Effective Feature Selection for Predicting Spreading Factor with ML in Large LoRaWAN-based Mobile IoT Networks
Aman Prakash, Nikumani Choudhury, Anakhi Hazarika, Alekhya Gorrela
TL;DR
This work tackles the challenge of predicting LoRaWAN spreading factor (SF) using machine learning to optimize SF allocation in large mobile IoT networks. It exhaustively evaluates 31 feature combinations derived from five LoRaWAN features across four classifiers (k-NN, Decision Tree, Random Forest, Multinomial Logistic Regression) on a large public dataset, identifying RSSI and SNR as the most informative pair. The results show that the RSSI+SNR combination achieves strong predictive performance, enabling reductions in data-collection costs and training time while extending device battery life.

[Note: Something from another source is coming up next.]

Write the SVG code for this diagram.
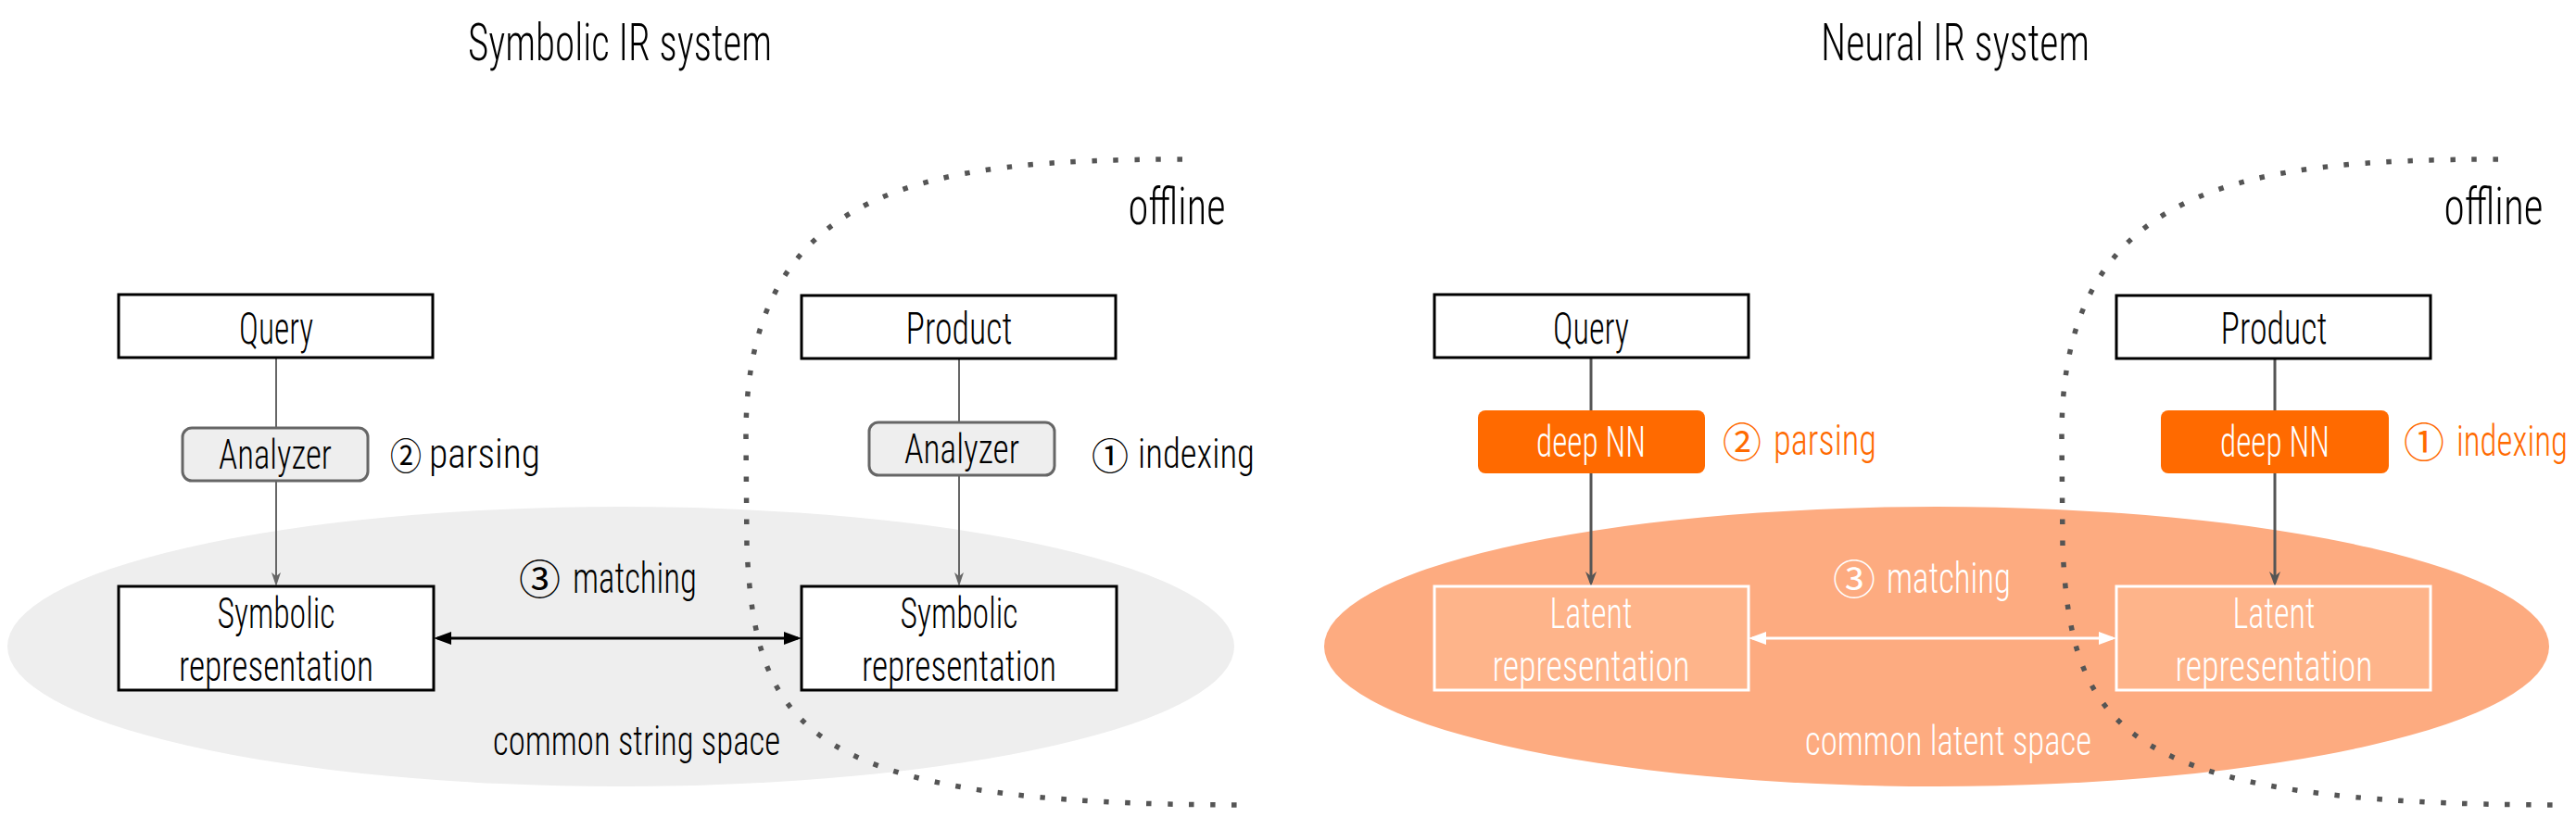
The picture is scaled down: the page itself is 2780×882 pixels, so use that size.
<svg xmlns="http://www.w3.org/2000/svg" width="2780" height="882" viewBox="0 0 2780 882">
<defs>
<style>
.t{font-family:Roboto,'Open Sans','DejaVu Sans',sans-serif;font-weight:300;font-stretch:condensed;fill:#000}
.d{font-family:'Noto Sans CJK JP','Noto Sans CJK SC','DejaVu Sans',sans-serif;font-weight:400;fill:#000}
.c{text-anchor:middle}
.w{fill:#fff}
.o{fill:#ff6a00}
.box{fill:#fff;stroke:#000;stroke-width:3}
.an{fill:#eeeeee;stroke:#666;stroke-width:3}
.nn{fill:#ff6a00}
.lat{fill:#feb48a;stroke:#fff;stroke-width:3}
.g1{stroke:#666;stroke-width:2;fill:none}
.g2{stroke:#555;stroke-width:3;fill:none}
.bk{stroke:#000;stroke-width:3;fill:none}
.wh{stroke:#fff;stroke-width:3;fill:none}
.dot{fill:none;stroke:#555;stroke-width:5.5;stroke-dasharray:5.5 17.5}
</style>
<marker id="ag" markerUnits="userSpaceOnUse" viewBox="0 0 15 10" refX="11" refY="5" markerWidth="15" markerHeight="10" orient="auto"><path d="M0,0 L15,5 L0,10 L4,5 Z" fill="#666"/></marker>
<marker id="ad" markerUnits="userSpaceOnUse" viewBox="0 0 16 12" refX="12" refY="6" markerWidth="16" markerHeight="12" orient="auto"><path d="M0,0 L16,6 L0,12 L5,6 Z" fill="#555"/></marker>
<marker id="ab" markerUnits="userSpaceOnUse" viewBox="0 0 19 14" refX="15" refY="7" markerWidth="19" markerHeight="14" orient="auto-start-reverse"><path d="M0,0 L19,7 L0,14 Z" fill="#000"/></marker>
<marker id="aw" markerUnits="userSpaceOnUse" viewBox="0 0 19 14" refX="15" refY="7" markerWidth="19" markerHeight="14" orient="auto-start-reverse"><path d="M0,0 L19,7 L0,14 Z" fill="#fff"/></marker>
</defs>
<rect x="0" y="0" width="2780" height="882" fill="#fff"/>

<g id="spaces">
<ellipse id="string-space" cx="670" cy="698" rx="662" ry="151" fill="#eeeeee"/>
<ellipse id="latent-space" cx="2090" cy="698" rx="661" ry="151" fill="#fdab80"/>
</g>

<g id="connectors">
<line class="g1" x1="298" y1="387" x2="298" y2="462"/>
<line class="g1" x1="298" y1="519" x2="298" y2="629" marker-end="url(#ag)"/>
<line class="g1" x1="1035" y1="388" x2="1035" y2="456"/>
<line class="g1" x1="1035" y1="513" x2="1035" y2="629" marker-end="url(#ag)"/>
<line class="bk" x1="472" y1="689" x2="861" y2="689" marker-start="url(#ab)" marker-end="url(#ab)"/>
<line class="g2" x1="1717" y1="386" x2="1717" y2="443"/>
<line class="g2" x1="1717" y1="511" x2="1717" y2="629" marker-end="url(#ad)"/>
<line class="g2" x1="2455" y1="388" x2="2455" y2="443"/>
<line class="g2" x1="2455" y1="511" x2="2455" y2="629" marker-end="url(#ad)"/>
<line class="wh" x1="1891" y1="689" x2="2280" y2="689" marker-start="url(#aw)" marker-end="url(#aw)"/>
</g>

<g id="offline-boundaries">
<path class="dot" d="M1276,172 C1000,172 805,200 805,470 L806,590 C815,790 870,869 1345,869"/>
<path class="dot" d="M2696,172 C2420,172 2225,200 2225,470 L2226,590 C2235,790 2290,869 2765,869"/>
</g>

<g id="symbolic-title"><text class="t c" x="669" y="65" font-size="56" textLength="328" lengthAdjust="spacingAndGlyphs">Symbolic IR system</text></g>
<g id="symbolic-offline"><text class="t c" x="1270" y="242" font-size="55" textLength="105" lengthAdjust="spacingAndGlyphs">offline</text></g>

<g id="sym-query"><rect class="box" x="128" y="318" width="339" height="68"/><text class="t c" x="298" y="371" font-size="48" textLength="80" lengthAdjust="spacingAndGlyphs">Query</text></g>
<g id="sym-product"><rect class="box" x="865" y="319" width="339" height="68"/><text class="t c" x="1035" y="371" font-size="48" textLength="115" lengthAdjust="spacingAndGlyphs">Product</text></g>
<g id="sym-analyzer-q"><rect class="an" x="197" y="462" width="200" height="57" rx="10"/><text class="t c" x="297" y="506" font-size="44" textLength="122" lengthAdjust="spacingAndGlyphs">Analyzer</text></g>
<g id="sym-analyzer-p"><rect class="an" x="938" y="456" width="200" height="57" rx="10"/><text class="t c" x="1038" y="500" font-size="44" textLength="124" lengthAdjust="spacingAndGlyphs">Analyzer</text></g>
<g id="sym-parsing"><text class="d" x="421" y="507" font-size="40" textLength="34" lengthAdjust="spacingAndGlyphs">②</text><text class="t" x="463" y="505" font-size="44" textLength="120" lengthAdjust="spacingAndGlyphs">parsing</text></g>
<g id="sym-indexing"><text class="d" x="1178" y="507" font-size="40" textLength="40" lengthAdjust="spacingAndGlyphs">①</text><text class="t" x="1228" y="505" font-size="44" textLength="126" lengthAdjust="spacingAndGlyphs">indexing</text></g>
<g id="sym-rep-q"><rect class="box" x="128" y="633" width="340" height="112"/><text class="t c" x="298" y="678" font-size="47" textLength="127" lengthAdjust="spacingAndGlyphs">Symbolic</text><text class="t c" x="298" y="735" font-size="47" textLength="210" lengthAdjust="spacingAndGlyphs">representation</text></g>
<g id="sym-rep-p"><rect class="box" x="865" y="633" width="340" height="112"/><text class="t c" x="1035" y="678" font-size="47" textLength="127" lengthAdjust="spacingAndGlyphs">Symbolic</text><text class="t c" x="1035" y="735" font-size="47" textLength="210" lengthAdjust="spacingAndGlyphs">representation</text></g>
<g id="sym-matching"><text class="d" x="560" y="642" font-size="44" textLength="45" lengthAdjust="spacingAndGlyphs">③</text><text class="t" x="618" y="640" font-size="46" textLength="134" lengthAdjust="spacingAndGlyphs">matching</text></g>
<g id="sym-space-label"><text class="t" x="532" y="815" font-size="45" textLength="310" lengthAdjust="spacingAndGlyphs">common string space</text></g>

<g id="neural-title"><text class="t c" x="2110" y="65" font-size="56" textLength="290" lengthAdjust="spacingAndGlyphs">Neural IR system</text></g>
<g id="neural-offline"><text class="t c" x="2691" y="242" font-size="55" textLength="107" lengthAdjust="spacingAndGlyphs">offline</text></g>

<g id="neu-query"><rect class="box" x="1548" y="318" width="339" height="68"/><text class="t c" x="1717" y="371" font-size="48" textLength="82" lengthAdjust="spacingAndGlyphs">Query</text></g>
<g id="neu-product"><rect class="box" x="2284" y="319" width="339" height="68"/><text class="t c" x="2454" y="371" font-size="48" textLength="115" lengthAdjust="spacingAndGlyphs">Product</text></g>
<g id="neu-nn-q"><rect class="nn" x="1595" y="443" width="245" height="68" rx="8"/><text class="t c w" x="1717" y="493" font-size="46" textLength="118" lengthAdjust="spacingAndGlyphs">deep NN</text></g>
<g id="neu-nn-p"><rect class="nn" x="2332" y="443" width="246" height="68" rx="8"/><text class="t c w" x="2455" y="493" font-size="46" textLength="118" lengthAdjust="spacingAndGlyphs">deep NN</text></g>
<g id="neu-parsing"><text class="d o" x="1859" y="494" font-size="44" textLength="42" lengthAdjust="spacingAndGlyphs">②</text><text class="t o" x="1914" y="491" font-size="46" textLength="111" lengthAdjust="spacingAndGlyphs">parsing</text></g>
<g id="neu-indexing"><text class="d o" x="2594" y="494" font-size="44" textLength="44" lengthAdjust="spacingAndGlyphs">①</text><text class="t o" transform="translate(2651,492) scale(0.71,1)" x="0" y="0" font-size="46" textLength="169" lengthAdjust="spacingAndGlyphs">indexing</text></g>
<g id="neu-rep-q"><rect class="lat" x="1548" y="633" width="339" height="112"/><text class="t c w" x="1717" y="678" font-size="47" textLength="89" lengthAdjust="spacingAndGlyphs">Latent</text><text class="t c w" x="1717" y="735" font-size="47" textLength="213" lengthAdjust="spacingAndGlyphs">representation</text></g>
<g id="neu-rep-p"><rect class="lat" x="2284" y="633" width="339" height="112"/><text class="t c w" x="2454" y="678" font-size="47" textLength="89" lengthAdjust="spacingAndGlyphs">Latent</text><text class="t c w" x="2454" y="735" font-size="47" textLength="213" lengthAdjust="spacingAndGlyphs">representation</text></g>
<g id="neu-matching"><text class="d w" x="1978" y="642" font-size="44" textLength="46" lengthAdjust="spacingAndGlyphs">③</text><text class="t w" x="2036" y="640" font-size="46" textLength="134" lengthAdjust="spacingAndGlyphs">matching</text></g>
<g id="neu-space-label"><text class="t w" x="1948" y="815" font-size="45" textLength="309" lengthAdjust="spacingAndGlyphs">common latent space</text></g>
</svg>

The findings offer practical guidance for efficient SF allocation in LoRaWAN systems and point to avenues for future improvements with deeper models and broader feature sets.
Abstract
LoRaWAN is a low-power long-range protocol that enables reliable and robust communication. This paper addresses the challenge of predicting the spreading factor (SF) in LoRaWAN networks using machine learning (ML) techniques. Optimal SF allocation is crucial for optimizing data transmission in IoT-enabled mobile devices, yet it remains a challenging task due to the fluctuation in environment and network conditions. We evaluated ML model performance across a large publicly available dataset to explore the best feature across key LoRaWAN features such as RSSI, SNR, frequency, distance between end devices and gateways, and antenna height of the end device, further, we also experimented with 31 different combinations possible for 5 features. We trained and evaluated the model using k-nearest neighbors (k-NN), Decision Tree Classifier (DTC), Random Forest (RF), and Multinomial Logistic Regression (MLR) algorithms. The combination of RSSI and SNR was identified as the best feature set. The finding of this paper provides valuable information for reducing the overall cost of dataset collection for ML model training and extending the battery life of LoRaWAN devices. This work contributes to a more reliable LoRaWAN system by understanding the importance of specific feature sets for optimized SF allocation.